Updated

ATHENS, Greece -- Greece's coalition government leaders face mounting pressure from home and abroad to secure an agreement on strict austerity measures as they prepared for a second day of emergency talks.

The talks follow an intense weekend of negotiations that failed to produce a breakthrough on a new international bailout and major writedown by banks and other private investors in their share of the country's crippling debt load.

Patience has worn thin among Greece's European partners, after weeks of forecasts from Athens that a deal was imminent.
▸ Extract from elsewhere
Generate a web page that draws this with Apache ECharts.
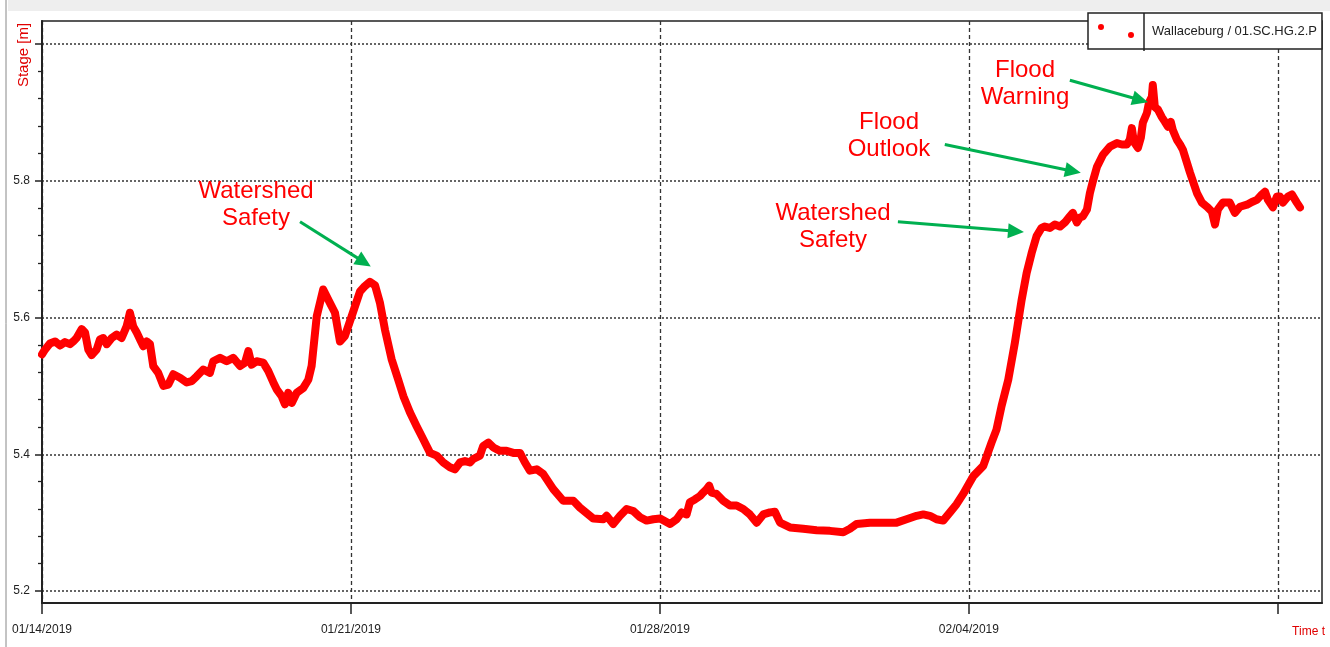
<!DOCTYPE html>
<html>
<head>
<meta charset="utf-8">
<script src="https://cdn.jsdelivr.net/npm/echarts@6/dist/echarts.min.js"></script>
<style>
html,body{margin:0;padding:0;background:#fff;}
#c{width:1330px;height:647px;}
</style>
</head>
<body>
<div id="c"></div>
<script>
// ---------- data ----------
const seriesName = 'Wallaceburg / 01.SC.HG.2.P';
const startDateUTC = Date.UTC(2019, 0, 14); // 01/14/2019 00:00
// hours since 01/14/2019 00:00
const hours = [0,1.6,4.3,7.1,9.8,12.5,15.2,17.0,18.8,21.6,23.4,25.2,27.0,29.7,31.5,33.3,35.2,37.9,40.6,43.3,46.0,47.8,49.6,51.5,53.3,55.1,56.9,58.7,60.5,63.2,66.0,68.7,71.4,75.0,78.7,81.4,84.1,87.7,91.3,93.1,96.8,100.4,104.0,107.7,110.4,112.2,114.0,116.7,120.3,123.0,125.8,127.6,130.3,132.1,133.9,135.8,138.5,142.1,144.8,146.6,149.4,152.9,156.6,159.3,162.0,164.7,168.4,172.9,175.6,178.3,181.1,183.8,186.5,190.1,193.7,196.5,200.1,203.7,207.3,211.0,214.6,218.2,221.8,224.5,227.3,230.0,232.7,234.5,238.1,239.9,242.7,245.4,249.0,252.6,256.3,259.9,262.6,265.3,269.0,272.6,278.0,283.4,288.9,292.5,299.8,305.2,307.0,310.6,314.3,317.9,321.5,325.2,328.8,332.4,336.1,341.5,345.1,347.8,350.5,352.3,355.0,357.8,359.5,361.4,362.8,364.1,366.8,370.4,374.1,377.7,381.3,384.9,388.6,392.2,395.8,398.5,401.3,406.7,413.9,421.2,428.4,435.7,439.3,442.9,450.2,457.4,464.7,470.1,475.6,479.2,482.8,486.4,490.0,493.7,497.3,500.9,504.5,506.4,511.8,516.3,519.0,521.8,525.4,529.0,532.7,535.4,538.1,540.8,543.5,545.3,548.0,550.7,553.5,556.2,558.9,560.5,562.7,564.3,566.0,568.2,569.8,571.6,573.6,576.9,580.7,584.5,587.2,589.9,591.5,592.6,593.7,595.9,597.5,598.6,600.8,601.9,603.5,604.0,605.1,606.8,608.9,610.6,612.2,613.8,614.9,617.1,618.8,620.4,624.2,628.0,630.7,633.4,636.1,637.8,639.4,642.1,645.9,648.6,651.4,655.2,657.9,660.6,663.3,665.0,666.6,669.3,671.5,673.1,674.7,677.5,679.6,682.3,684.0];
// stage [m]
const stage = [5.546,5.553,5.562,5.565,5.559,5.564,5.561,5.565,5.570,5.583,5.578,5.553,5.545,5.553,5.568,5.570,5.561,5.570,5.575,5.570,5.587,5.607,5.587,5.578,5.568,5.558,5.565,5.561,5.529,5.519,5.500,5.502,5.517,5.512,5.505,5.507,5.514,5.524,5.519,5.536,5.541,5.536,5.541,5.529,5.534,5.551,5.531,5.536,5.534,5.522,5.505,5.495,5.485,5.473,5.490,5.475,5.490,5.497,5.509,5.529,5.602,5.641,5.621,5.607,5.565,5.573,5.602,5.638,5.646,5.652,5.647,5.621,5.582,5.539,5.509,5.485,5.461,5.441,5.422,5.402,5.398,5.388,5.381,5.378,5.388,5.390,5.388,5.393,5.398,5.412,5.417,5.410,5.405,5.405,5.402,5.402,5.388,5.376,5.378,5.371,5.349,5.332,5.332,5.322,5.306,5.305,5.310,5.298,5.310,5.320,5.317,5.308,5.303,5.305,5.306,5.298,5.305,5.315,5.312,5.330,5.334,5.339,5.344,5.349,5.354,5.344,5.342,5.332,5.325,5.325,5.320,5.312,5.300,5.312,5.315,5.316,5.300,5.293,5.291,5.289,5.288,5.286,5.291,5.298,5.300,5.300,5.300,5.305,5.310,5.312,5.310,5.305,5.303,5.315,5.327,5.342,5.359,5.368,5.383,5.417,5.436,5.471,5.509,5.563,5.626,5.665,5.694,5.719,5.731,5.733,5.731,5.736,5.733,5.739,5.748,5.753,5.739,5.746,5.748,5.758,5.782,5.801,5.820,5.838,5.850,5.855,5.853,5.853,5.860,5.877,5.857,5.848,5.863,5.885,5.899,5.914,5.923,5.940,5.908,5.904,5.893,5.886,5.879,5.886,5.874,5.860,5.853,5.845,5.812,5.782,5.768,5.762,5.755,5.736,5.758,5.768,5.768,5.753,5.762,5.765,5.769,5.772,5.780,5.784,5.772,5.761,5.777,5.777,5.768,5.777,5.780,5.768,5.761];

const xTickHours = [0, 168, 336, 504, 672];
const xLabelHours = [0, 168, 336, 504];
const yMajorTicks = [5.2, 5.4, 5.6, 5.8, 6.0];
const yLabelTicks = [5.2, 5.4, 5.6, 5.8];
const yMinorTicks = [5.24,5.28,5.32,5.36,5.44,5.48,5.52,5.56,5.64,5.68,5.72,5.76,5.84,5.88,5.92,5.96];

// annotation arrows: tail [hour, stage] -> head [hour, stage]
const arrowTails = [[140.3, 5.740], [465.4, 5.740], [490.9, 5.853], [558.9, 5.947]];
const arrowHeads = [[175.1, 5.681], [529.6, 5.726], [560.6, 5.814], [597.2, 5.918]];
const annotationTexts = ['Watershed\nSafety', 'Watershed\nSafety', 'Flood\nOutlook', 'Flood\nWarning'];

// ---------- chart ----------
const labelFont = "'Liberation Sans', Arial, sans-serif";
const pad2 = n => (n < 10 ? '0' : '') + n;
const fmtDate = h => {
  const d = new Date(startDateUTC + h * 3600000);
  return pad2(d.getUTCMonth() + 1) + '/' + pad2(d.getUTCDate()) + '/' + d.getUTCFullYear();
};

const annotationPos = [[256, 205], [833, 227], [889, 136], [1025, 84]];

const chart = echarts.init(document.getElementById('c'), null, {renderer: 'canvas'});
chart.setOption({
  animation: false,
  backgroundColor: '#ffffff',
  grid: {left: 42, right: 8, top: 21, bottom: 44, show: true, borderColor: '#222', borderWidth: 1.5, containLabel: false},
  legend: {
    data: [{name: seriesName, icon: 'path://M0,3a3,3 0 1,0 6,0a3,3 0 1,0 -6,0Z M30,11a3,3 0 1,0 6,0a3,3 0 1,0 -6,0Z'}],
    left: 1088, top: 13, itemWidth: 36, itemHeight: 14,
    padding: [11, 5, 11, 10], borderColor: '#222', borderWidth: 1.5, backgroundColor: '#fff',
    itemStyle: {borderWidth: 0},
    selectedMode: false,
    textStyle: {fontSize: 13, color: '#222', fontFamily: labelFont, padding: [0, 0, 0, 13]}
  },
  xAxis: {
    type: 'value', min: 0, max: 696, interval: 168,
    axisLine: {show: true, onZero: false, lineStyle: {color: '#222', width: 2}},
    axisTick: {show: true, customValues: xTickHours, length: 11, lineStyle: {color: '#222', width: 1.5}},
    axisLabel: {customValues: xLabelHours, formatter: fmtDate, margin: 21, color: '#222', fontSize: 12, fontFamily: labelFont},
    splitLine: {show: true, lineStyle: {color: '#333', type: [4, 3], width: 1.3}},
    name: 'Time t', nameLocation: 'end', nameGap: 3,
    nameTextStyle: {color: '#e00000', fontSize: 12, fontFamily: labelFont, align: 'right', verticalAlign: 'top', padding: [23, 0, 0, 0]}
  },
  yAxis: [{
    type: 'value', min: 5.1825, max: 6.0336,
    axisLine: {show: true, lineStyle: {color: '#222', width: 2}},
    axisTick: {show: true, customValues: yMajorTicks, length: 7, lineStyle: {color: '#222', width: 1.5}},
    axisLabel: {customValues: yLabelTicks, formatter: v => v.toFixed(1), margin: 12, color: '#222', fontSize: 12, fontFamily: labelFont},
    splitLine: {show: true, lineStyle: {color: '#333', type: [2, 2], width: 1.5}}
  }, {
    type: 'value', min: 5.1825, max: 6.0336, position: 'left',
    axisLine: {show: false},
    axisTick: {show: true, customValues: yMinorTicks, length: 4, lineStyle: {color: '#222', width: 1.3}},
    axisLabel: {show: false},
    splitLine: {show: false}
  }],
  series: [{
    name: seriesName,
    type: 'line',
    yAxisIndex: 0,
    showSymbol: false,
    symbol: 'none',
    data: hours.map((h, i) => [h, stage[i]]),
    lineStyle: {color: '#ff0000', width: 8, join: 'round', cap: 'round'},
    itemStyle: {color: '#ff0000'},
    markLine: {
      silent: true,
      symbol: ['none', 'triangle'],
      symbolSize: [15, 16],
      lineStyle: {color: '#00b050', width: 3, type: 'solid'},
      label: {show: false},
      emphasis: {disabled: true},
      data: arrowTails.map((t, i) => [{coord: t}, {coord: arrowHeads[i]}])
    }
  }],
  graphic: [
    {type: 'rect', shape: {x: 8, y: 0, width: 1322, height: 11}, style: {fill: '#eeeeee'}, silent: true, z: -10},
    {type: 'line', shape: {x1: 6, y1: 0, x2: 6, y2: 647}, style: {stroke: '#888', lineWidth: 1}, silent: true},
    {type: 'line', shape: {x1: 1144, y1: 13, x2: 1144, y2: 51}, style: {stroke: '#222', lineWidth: 1.5}, silent: true, z: 100},
    {type: 'text', x: 24, y: 55, rotation: Math.PI / 2, silent: true,
     style: {text: 'Stage [m]', font: "15px 'Liberation Sans', Arial, sans-serif", fill: '#e00000', align: 'center', verticalAlign: 'middle'}}
  ].concat(annotationTexts.map((t, i) => ({
    type: 'text', x: annotationPos[i][0], y: annotationPos[i][1], silent: true, z: 50,
    style: {text: t, font: "24px 'Liberation Sans', Arial, sans-serif", fill: '#ff0000', align: 'center', verticalAlign: 'middle', lineHeight: 27}
  })))
});
</script>
</body>
</html>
European Commission spokesman Amadeu Altafaj Tardio said Greece is already "beyond the deadline" and should reach conclusions "around now." He added that "the ball is in the court of the Greek authorities."

Meanwhile the country's trade unions have called a general strike against new belt-tightening.
Prime Minister Lucas Papademos will meet with negotiators from the eurozone and the International Monetary Fund on Monday afternoon and then with the leaders of the three parties backing his coalition.

The parties all publicly oppose steep cuts in private sector pay demanded by the eurozone and IMF, but their backing is needed for the government to reach a deal for the bailout, which must be approved by the Greek Parliament.

The new euro130 billion ($171 billion) bailout deal is vital for Greece to avoid bankruptcy next month as it cannot cover a euro14.5 billion ($19.1 billion) bond repayment due March 20 without the rescue funds.

The debt-crippled country has been kept solvent since May 2010 by payments from a euro110 billion ($145 billion) international rescue loan package. When it became clear the money would not be enough, a second bailout was decided last October.

Its implementation depends on the austerity measures but also on separate talks with banks and other private bondholders to forgive euro100 billion ($131.6 billion) in Greek debt, in exchange for a cash payment and new bonds worth 50 per cent less than the original face value, longer repayment terms and a cut in the interest rate to be paid on the bonds. Those close to the negotiations expect private investors to take an overall cut of up to 70 percent on the value of their bonds.

Over the weekend, Greek officials held a conference call with eurozone finance ministers, as well as more talks in Athens with EU-IMF debt inspectors, senior bank negotiators, and Greek political party leaders, to try and hammer out a deal on the new cutbacks.

Greeks have already been subjected to a spate of austerity measures in return for the rescue loans, suffering significant cuts in pensions and salaries coupled with repeated tax hikes and an increase in retirement ages.

Angry at the prospect of new pain after two years of harsh austerity, Greece's main GSEE labor union and the ADEDY civil servants' union called a new general strike for Tuesday.

"Together with the GSEE, we have just decided to hold a 24-hour strike tomorrow, to be accompanied by a protest march in central Athens," ADEDY secretary-general Ilias Iliopoulos told the AP.

An ADEDY statement said the proposed new cutbacks would "intensify the vicious cycle of recession and drive Greek society to despair."

Greece is in its fifth year of recession, while unemployment has hit record highs of about 19 percent.

"The current policy of austerity ... is turning workers into pariahs, jobless people and pensioners into paupers and deprives our youth of any hope," the statement said. "This policy has already pushed Greeks beyond their limits and must be stopped at any cost."

GSEE leader Yiannis Panagopoulos said the creditors' demands were a "chronicle of a death foretold."

"What is going on is not a negotiation," he said. "It's blunt, cynical blackmail targeting an entire people."

An announcement from Papademos' office late Sunday said agreement had been reached to cut 2012 spending by 1.5 percent of gross domestic product -- about euro3.3 billion ($4.3 billion) -- improve competitiveness by slashing wages and non-wage costs, and re-capitalize banks without nationalizing them.

But the three coalition backers -- Socialist George Papandreou, Conservative Antonis Samaras and George Karatzaferis of the right-wing populist LAOS party -- have disagreed on the fine details of the proposals.

Party leaders had undertaken to provide an initial response on the demanded cutbacks before their Monday evening meeting with Papademos, a Socialist party spokesman said. However, the prime minister's office said there was no formal demand for a response, while the conservatives and LAOS said they were not planning to issue one.

"We are in the middle of a major struggle. Right now, the developments are satisfactory," said Karatzaferis, adding that EU-IMF negotiators had backed away from a demand to ax annual salary installments given to Greek workers as holiday bonuses.

Rescue lenders are also seeking layoffs in Greece's large public sector, a drop in the euro750 ($985) gross minimum monthly wage, and cuts in lump-sum retirement payouts, as part of a long list of cost-cutting demands.

Also Monday, left wing opposition parties are planning two separate protest rallies in central Athens at 6:00 p.m., against the proposed cuts.